I feel like I write a lot about fear.  How can I avoid it?  Fear invades every aspect of our lives and can be overwhelming when not faced head on.  When one wall breaks, fear oozes in the cracks and begins to take over.  Fighting it is damn tiring sometimes.  How do you keep up when your heart feels like it will bear no more?

The fear I am talking about now is the fear of the possible unknown.  Anything is possible and it is possible to be afraid of all of it.  The things we tend to fear the most are the things that will cause us the most pain.  I have little fear of heights, though a fall could break every bone in my body if it didn't kill me.  The most pervasive fear for me is the fear of a broken heart, though I doubt that will kill me.  I am always willing to climb a tree, lean over the edge of a building to see the street, go rock climbing or skydiving, and their is little hesitation.  The thrill is wonderful and the adrenaline is almost addictive.
I love in much the same way.
I will climb the mountain with as much enthusiasm as I can muster.  When I get to the top, however, I hesitate.  One unstable foothold and I am backsliding out as quickly as I can.  My heart seems more fragile than my bones.
When my trust is broken, my heart breaks too.  I feel the pain in my chest and it permeates every part of my body.  When I want to trust, there I am, staring at the rock face again willing myself to climb.  But each time I take that handhold to begin climbing the desire is weaker and the fear is greater.

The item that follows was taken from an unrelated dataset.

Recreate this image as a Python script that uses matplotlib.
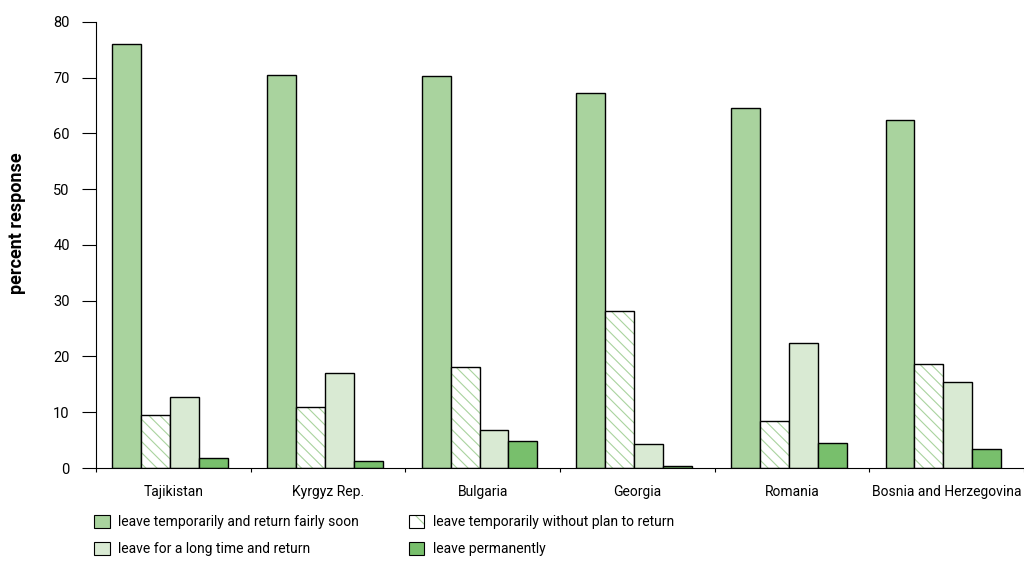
import numpy as np
import matplotlib.pyplot as plt
from matplotlib.patches import Patch

plt.rcParams['font.family'] = ['Roboto', 'DejaVu Sans']
plt.rcParams['hatch.linewidth'] = 0.8

countries = ["Tajikistan", "Kyrgyz Rep.", "Bulgaria", "Georgia", "Romania", "Bosnia and Herzegovina"]
soon = [76.0, 70.5, 70.2, 67.3, 64.5, 62.4]
no_return = [9.5, 11.0, 18.1, 28.2, 8.5, 18.7]
long_time = [12.8, 17.1, 6.9, 4.3, 22.5, 15.5]
permanent = [1.8, 1.3, 4.8, 0.3, 4.5, 3.5]

labels = ["leave temporarily and return fairly soon",
          "leave temporarily without plan to return",
          "leave for a long time and return",
          "leave permanently"]
c_soon = "#a9d39e"
c_long = "#d9ead3"
c_perm = "#78bf6c"
c_hatch = "#a9d39e"

fig = plt.figure(figsize=(10.24, 5.88), dpi=100)
ax = fig.add_axes([0.0938, 0.204, 0.906, 0.759])

x = np.arange(len(countries))
w = 0.187
off = -0.02

ax.bar(x + off - 1.5 * w, soon, w, color=c_soon, edgecolor="black", linewidth=1)
# hatched bar: hatch drawn in green, then a black outline on top
ax.bar(x + off - 0.5 * w, no_return, w, color="white", edgecolor=c_hatch, hatch="\\\\\\", linewidth=0)
ax.bar(x + off - 0.5 * w, no_return, w, fill=False, edgecolor="black", linewidth=1)
ax.bar(x + off + 0.5 * w, long_time, w, color=c_long, edgecolor="black", linewidth=1)
ax.bar(x + off + 1.5 * w, permanent, w, color=c_perm, edgecolor="black", linewidth=1)

ax.set_xlim(-0.5, len(countries) - 0.5)
ax.set_ylim(0, 80)
ax.set_yticks(range(0, 81, 10))
ax.set_xticks(np.arange(-0.5, len(countries)), minor=False)
ax.set_xticklabels([])
ax.set_xticks(x, minor=True)
ax.set_xticklabels(countries, minor=True, fontsize=10)
ax.tick_params(axis="x", which="minor", length=0, pad=12)
ax.tick_params(axis="x", which="major", length=3, direction="out")
ax.tick_params(axis="y", length=10, labelsize=10.5, pad=9)
ax.spines["top"].set_visible(False)
ax.spines["right"].set_visible(False)
fig.text(17 / 1024, 1 - 223 / 588, "percent response", rotation=90, ha="center", va="center",
         fontsize=13, fontweight="bold")

hatch_handle = (Patch(facecolor="white", edgecolor=c_hatch, hatch="\\", linewidth=0),
                Patch(fill=False, edgecolor="black", linewidth=0.8))
handles = [Patch(facecolor=c_soon, edgecolor="black", linewidth=0.8),
           hatch_handle,
           Patch(facecolor=c_long, edgecolor="black", linewidth=0.8),
           Patch(facecolor=c_perm, edgecolor="black", linewidth=0.8)]
order = [0, 2, 1, 3]
fig.legend([handles[i] for i in order], [labels[i] for i in order], ncol=2,
           loc="upper left", bbox_to_anchor=(0.08, 0.146), frameon=False,
           fontsize=10, handlelength=1.1, handleheight=1.1, columnspacing=3.6,
           handletextpad=0.6, labelspacing=0.9)

fig.savefig("out.png", dpi=100)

Unlike my bones, my heart has been broken in more places than I can count.  I keep moving and keep loving and the heart keeps breaking.  My fear is rooted in the past.  The roots are deep and they are strong. 
I love the woman I am with, but my trust has been tested a few too many times.  I don't know how much more I have to give before I turn away and find something else.  I don't want to do this, but what can a person do.  We are tested time and again and it can often make us stronger, but, I wonder, how many times before it isn't worth it any more?  Anxiety bleeds into my thoughts, now.

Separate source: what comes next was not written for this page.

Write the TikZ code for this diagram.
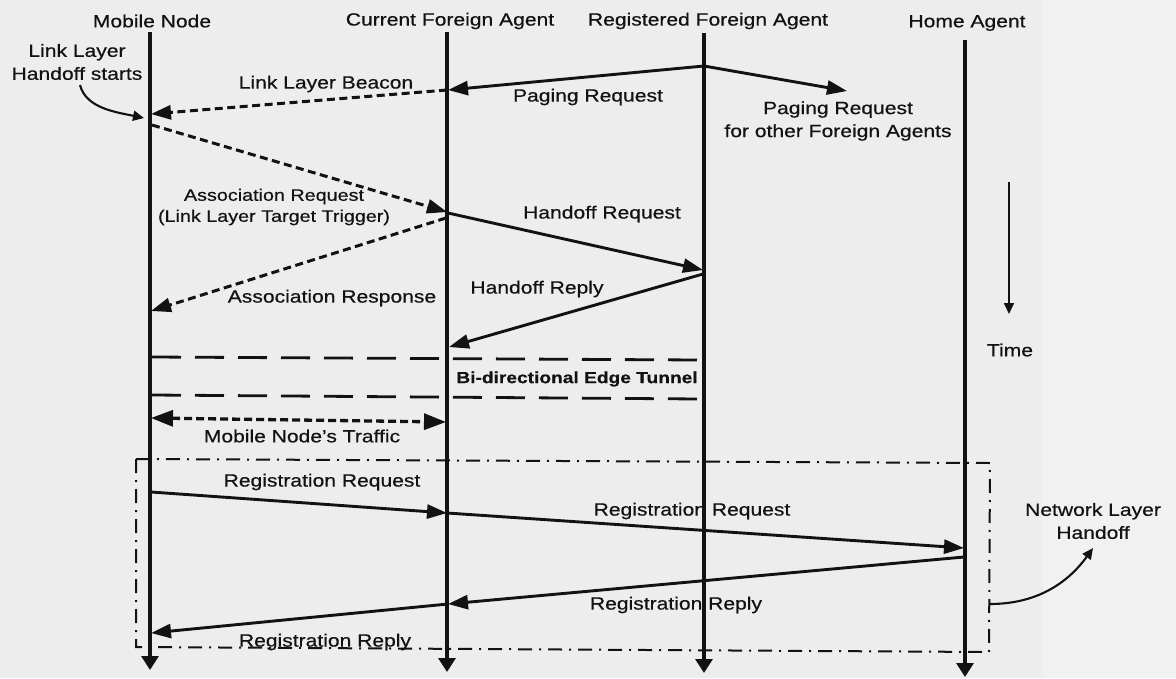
\documentclass[tikz,border=0pt]{standalone}
\usepackage{fontspec}
\setmainfont{Liberation Sans}[FakeStretch=1.19,FakeBold=0.5]
\usetikzlibrary{arrows.meta}
\definecolor{paper}{RGB}{237,237,237}
\definecolor{paperlight}{RGB}{241,241,241}
\definecolor{ink}{RGB}{18,18,18}

\begin{document}
\begin{tikzpicture}[x=1pt,y=-1pt,
  lbl/.style={font=\fontsize{17.7}{23}\selectfont, text=ink, inner sep=0pt, align=center},
  smalllbl/.style={font=\fontsize{16.6}{21}\selectfont, text=ink, inner sep=0pt, align=center},
  boldlbl/.style={font=\fontsize{16.1}{20}\selectfont\bfseries, text=ink, inner sep=0pt},
  lifeline/.style={line width=3.2pt, draw=ink, -{Triangle[length=14pt,width=17pt]}},
  msg/.style={line width=2.9pt, draw=ink, -{Triangle[length=20pt,width=14pt]}},
  dmsg/.style={msg, line width=3pt, dash pattern=on 8pt off 4.5pt},
  traffic/.style={line width=3.3pt, draw=ink, dash pattern=on 8pt off 4pt,
    {Triangle[length=22pt,width=16pt]}-{Triangle[length=22pt,width=16pt]}},
  tunnel/.style={line width=2.8pt, draw=ink, dash pattern=on 29pt off 14pt},
  phase/.style={line width=2pt, draw=ink, dash pattern=on 14pt off 7pt on 2pt off 7pt},
  note/.style={line width=2.1pt, draw=ink, -{Triangle[length=11pt,width=10pt]}},
]
% canvas
\useasboundingbox (0,0) rectangle (1176,678);
\fill[paper] (0,0) rectangle (1176,678);
\fill[paperlight] (1043,0) rectangle (1176,678);

% entity headers
\node[lbl] (hMN)  at (152,21) {Mobile Node};
\node[lbl] (hCFA) at (450,21) {Current Foreign Agent};
\node[lbl] (hRFA) at (708,21) {Registered Foreign Agent};
\node[lbl] (hHA)  at (967,23) {Home Agent};

% lifelines
\coordinate (mnTop)  at (150,32);  \coordinate (mnBot)  at (150,670);
\coordinate (cfaTop) at (447,32);  \coordinate (cfaBot) at (447,672);
\coordinate (rfaTop) at (704,33);  \coordinate (rfaBot) at (704,673);
\coordinate (haTop)  at (965,40);  \coordinate (haBot)  at (965,677);
\draw[lifeline] (mnTop) -- (mnBot);
\draw[lifeline] (cfaTop) -- (cfaBot);
\draw[lifeline] (rfaTop) -- (rfaBot);
\draw[lifeline] (haTop) -- (haBot);

% event points on the lifelines
\coordinate (pgRFA)   at (704,66);
\coordinate (pgCFA)   at (448,90);
\coordinate (pgOther) at (847,91);
\coordinate (bcCFA)   at (447,90);
\coordinate (bcMN)    at (151,114);
\coordinate (arMN)    at (152,125);
\coordinate (arCFA)   at (447,212);
\coordinate (asCFA)   at (446,218);
\coordinate (asMN)    at (151,311);
\coordinate (hqCFA)   at (448,213);
\coordinate (hqRFA)   at (703,270);
\coordinate (hpRFA)   at (703,274);
\coordinate (hpCFA)   at (449,347);
\coordinate (trMN)    at (151,418);
\coordinate (trCFA)   at (446,422);
\coordinate (rqMN)    at (151,492);
\coordinate (rqCFA)   at (447,513);
\coordinate (rqHA)    at (964,548);
\coordinate (rpHA)    at (964,557);
\coordinate (rpCFA)   at (448,604);
\coordinate (rpMN)    at (151,633);

% paging
\draw[msg] (pgRFA) -- (pgCFA);
\draw[msg] (pgRFA) -- (pgOther);
\node[lbl] (lPg)  at (588,97) {Paging Request};
\node[lbl] (lPgO) at (838,121) {Paging Request\\for other Foreign Agents};

% link layer beacon and association
\draw[dmsg] (bcCFA) -- (bcMN);
\node[lbl] (lBc) at (326,84) {Link Layer Beacon};
\draw[dmsg] (arMN) -- (arCFA);
\node[smalllbl] (lAr) at (274,207) {Association Request\\(Link Layer Target Trigger)};
\draw[dmsg] (asCFA) -- (asMN);
\node[lbl] (lAs) at (332,298) {Association Response};

% handoff between foreign agents
\draw[msg] (hqCFA) -- (hqRFA);
\node[lbl] (lHq) at (602,214) {Handoff Request};
\draw[msg] (hpRFA) -- (hpCFA);
\node[lbl] (lHp) at (537,289) {Handoff Reply};

% edge tunnel
\coordinate (t1a) at (152,357); \coordinate (t1b) at (700,360);
\coordinate (t2a) at (152,395); \coordinate (t2b) at (700,399);
\draw[tunnel] (t1a) -- (t1b);
\draw[tunnel] (t2a) -- (t2b);
\node[boldlbl] (lTn) at (577,379) {Bi-directional Edge Tunnel};

% traffic
\draw[traffic] (trMN) -- (trCFA);
\node[lbl] (lTr) at (302,436) {Mobile Node’s Traffic};

% network layer handoff phase
\coordinate (bx1) at (136,459); \coordinate (bx2) at (990,463);
\coordinate (bx3) at (989,652); \coordinate (bx4) at (136,647);
\draw[phase] (bx1) -- (bx2) -- (bx3) -- (bx4) -- cycle;

\draw[msg] (rqMN) -- (rqCFA);
\node[lbl] (lRq1) at (322,482) {Registration Request};
\draw[msg] (rqCFA) -- (rqHA);
\node[lbl] (lRq2) at (692,511) {Registration Request};
\draw[msg] (rpHA) -- (rpCFA);
\node[lbl] (lRp1) at (676,605) {Registration Reply};
\draw[msg] (rpCFA) -- (rpMN);
\node[lbl] (lRp2) at (325,642) {Registration Reply};

% side notes
\node[lbl] (lLh) at (77,62) {Link Layer\\Handoff starts};
\coordinate (lhS) at (80,85); \coordinate (lhE) at (144,118);
\draw[note] (lhS) .. controls (86,108) and (115,112) .. (lhE);

\node[lbl] (lNl) at (1093,521) {Network Layer\\Handoff};
\coordinate (nlS) at (990,604); \coordinate (nlE) at (1093,548);
\draw[note] (nlS) .. controls (1040,604) and (1070,580) .. (nlE);

% time axis
\coordinate (tmS) at (1009,182); \coordinate (tmE) at (1009,314);
\draw[line width=1.8pt, draw=ink, -{Triangle[length=11pt,width=10pt]}] (tmS) -- (tmE);
\node[lbl] (lTm) at (1010,350) {Time};
\end{tikzpicture}
\end{document}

What I do know is the fertile soil for an invasive plant.  What I don't know is the water that feeds it.  Its flower is fear.

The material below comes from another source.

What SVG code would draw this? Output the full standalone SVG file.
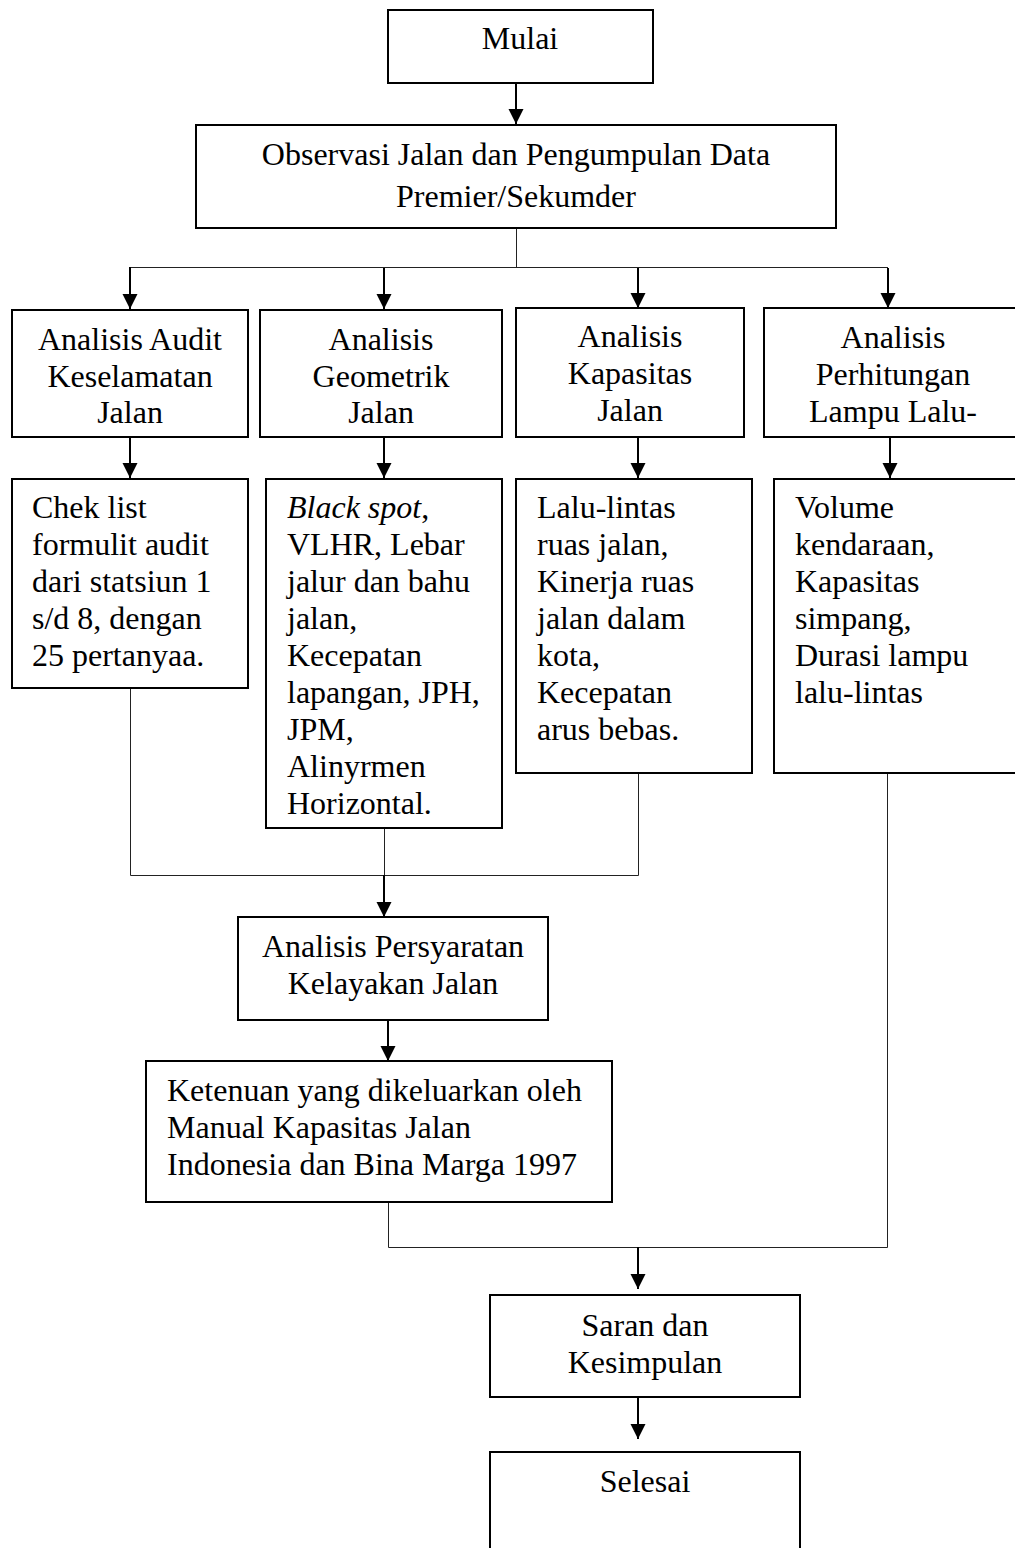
<svg xmlns="http://www.w3.org/2000/svg" width="1015" height="1548" viewBox="0 0 1015 1548">
<style>
.box{fill:#fff;stroke:#000;stroke-width:2}
.t{font-family:"Liberation Serif","Times New Roman",serif;font-size:32px;fill:#000}
.c{text-anchor:middle}
.ln{fill:none;stroke:#222;stroke-width:1}
.arr{fill:none;stroke:#000;stroke-width:2;marker-end:url(#ah)}
</style>
<defs>
<marker id="ah" markerUnits="userSpaceOnUse" markerWidth="16" markerHeight="16" refX="15" refY="7.5" orient="auto">
<path d="M0,0 L15,7.5 L0,15 Z" fill="#000"/>
</marker>
</defs>
<rect width="1015" height="1548" fill="#fff"/>
<g id="connectors">
<path class="ln" d="M516.5,228 V267.5 M130,267.5 H888"/>
<path class="ln" d="M130.5,688 V875.5 H638.5 V773 M384.5,828 V875"/>
<path class="ln" d="M388.5,1202 V1247.5 H887.5 V773"/>
<path class="arr" d="M516,83 V124"/>
<path class="arr" d="M130,267 V309"/>
<path class="arr" d="M384,268 V309"/>
<path class="arr" d="M638,268 V308"/>
<path class="arr" d="M888,268 V308"/>
<path class="arr" d="M130,437 V478"/>
<path class="arr" d="M384,437 V478"/>
<path class="arr" d="M638,437 V478"/>
<path class="arr" d="M890,437 V478"/>
<path class="arr" d="M384,875 V917"/>
<path class="arr" d="M388,1020 V1061"/>
<path class="arr" d="M638,1247 V1289"/>
<path class="arr" d="M638,1397 V1439"/>
</g>
<g id="mulai">
<rect class="box" x="388" y="10" width="265" height="73"/>
<text class="t c" x="520" y="49">Mulai</text>
</g>
<g id="observasi">
<rect class="box" x="196" y="125" width="640" height="103"/>
<text class="t c" x="516" y="165">Observasi Jalan dan Pengumpulan Data</text>
<text class="t c" x="516" y="207">Premier/Sekumder</text>
</g>
<g id="audit">
<rect class="box" x="12" y="310" width="236" height="127"/>
<text class="t c" x="130" y="350">Analisis Audit</text>
<text class="t c" x="130" y="387">Keselamatan</text>
<text class="t c" x="130" y="423">Jalan</text>
</g>
<g id="geometrik">
<rect class="box" x="260" y="310" width="242" height="127"/>
<text class="t c" x="381" y="350">Analisis</text>
<text class="t c" x="381" y="387">Geometrik</text>
<text class="t c" x="381" y="423">Jalan</text>
</g>
<g id="kapasitas">
<rect class="box" x="516" y="308" width="228" height="129"/>
<text class="t c" x="630" y="347">Analisis</text>
<text class="t c" x="630" y="384">Kapasitas</text>
<text class="t c" x="630" y="421">Jalan</text>
</g>
<g id="lampu">
<rect class="box" x="764" y="308" width="270" height="129"/>
<text class="t c" x="893" y="348">Analisis</text>
<text class="t c" x="893" y="385">Perhitungan</text>
<text class="t c" x="893" y="422">Lampu Lalu-</text>
</g>
<g id="checklist">
<rect class="box" x="12" y="479" width="236" height="209"/>
<text class="t" x="32" y="518">Chek list</text>
<text class="t" x="32" y="555">formulit audit</text>
<text class="t" x="32" y="592">dari statsiun 1</text>
<text class="t" x="32" y="629">s/d 8, dengan</text>
<text class="t" x="32" y="666">25 pertanyaa.</text>
</g>
<g id="blackspot">
<rect class="box" x="266" y="479" width="236" height="349"/>
<text class="t" x="287" y="518"><tspan font-style="italic">Black spot</tspan>,</text>
<text class="t" x="287" y="555">VLHR, Lebar</text>
<text class="t" x="287" y="592">jalur dan bahu</text>
<text class="t" x="287" y="629">jalan,</text>
<text class="t" x="287" y="666">Kecepatan</text>
<text class="t" x="287" y="703">lapangan, JPH,</text>
<text class="t" x="287" y="740">JPM,</text>
<text class="t" x="287" y="777">Alinyrmen</text>
<text class="t" x="287" y="814">Horizontal.</text>
</g>
<g id="lalulintas">
<rect class="box" x="516" y="479" width="236" height="294"/>
<text class="t" x="537" y="518">Lalu-lintas</text>
<text class="t" x="537" y="555">ruas jalan,</text>
<text class="t" x="537" y="592">Kinerja ruas</text>
<text class="t" x="537" y="629">jalan dalam</text>
<text class="t" x="537" y="666">kota,</text>
<text class="t" x="537" y="703">Kecepatan</text>
<text class="t" x="537" y="740">arus bebas.</text>
</g>
<g id="volume">
<rect class="box" x="774" y="479" width="260" height="294"/>
<text class="t" x="795" y="518">Volume</text>
<text class="t" x="795" y="555">kendaraan,</text>
<text class="t" x="795" y="592">Kapasitas</text>
<text class="t" x="795" y="629">simpang,</text>
<text class="t" x="795" y="666">Durasi lampu</text>
<text class="t" x="795" y="703">lalu-lintas</text>
</g>
<g id="persyaratan">
<rect class="box" x="238" y="917" width="310" height="103"/>
<text class="t c" x="393" y="957">Analisis Persyaratan</text>
<text class="t c" x="393" y="994">Kelayakan Jalan</text>
</g>
<g id="ketenuan">
<rect class="box" x="146" y="1061" width="466" height="141"/>
<text class="t" x="167" y="1101">Ketenuan yang dikeluarkan oleh</text>
<text class="t" x="167" y="1138">Manual Kapasitas Jalan</text>
<text class="t" x="167" y="1175">Indonesia dan Bina Marga 1997</text>
</g>
<g id="saran">
<rect class="box" x="490" y="1295" width="310" height="102"/>
<text class="t c" x="645" y="1336">Saran dan</text>
<text class="t c" x="645" y="1373">Kesimpulan</text>
</g>
<g id="selesai">
<rect class="box" x="490" y="1452" width="310" height="120"/>
<text class="t c" x="645" y="1492">Selesai</text>
</g>
</svg>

And so I am afraid once again.  It is a struggle, but I believe that it is worth it.....for now.  I am having a hard time trusting and this breaks my heart a little.  I still want to hold on, though.  I have a little bit more to give before my hands give out and I can't climb anymore.

I believe it is important, sometimes, to pull yourself to the top.  You might not make it, and that may not even be the point.  Maybe the top isn't even there.  Maybe it is the climb that is the point of it all.  As long as it fills your heart and allows you to respect yourself, maybe that is all you need.

"The future will come, come what may. Your fear is that of the unknown and imagined future. Your pain is from attachment in the face of this fear."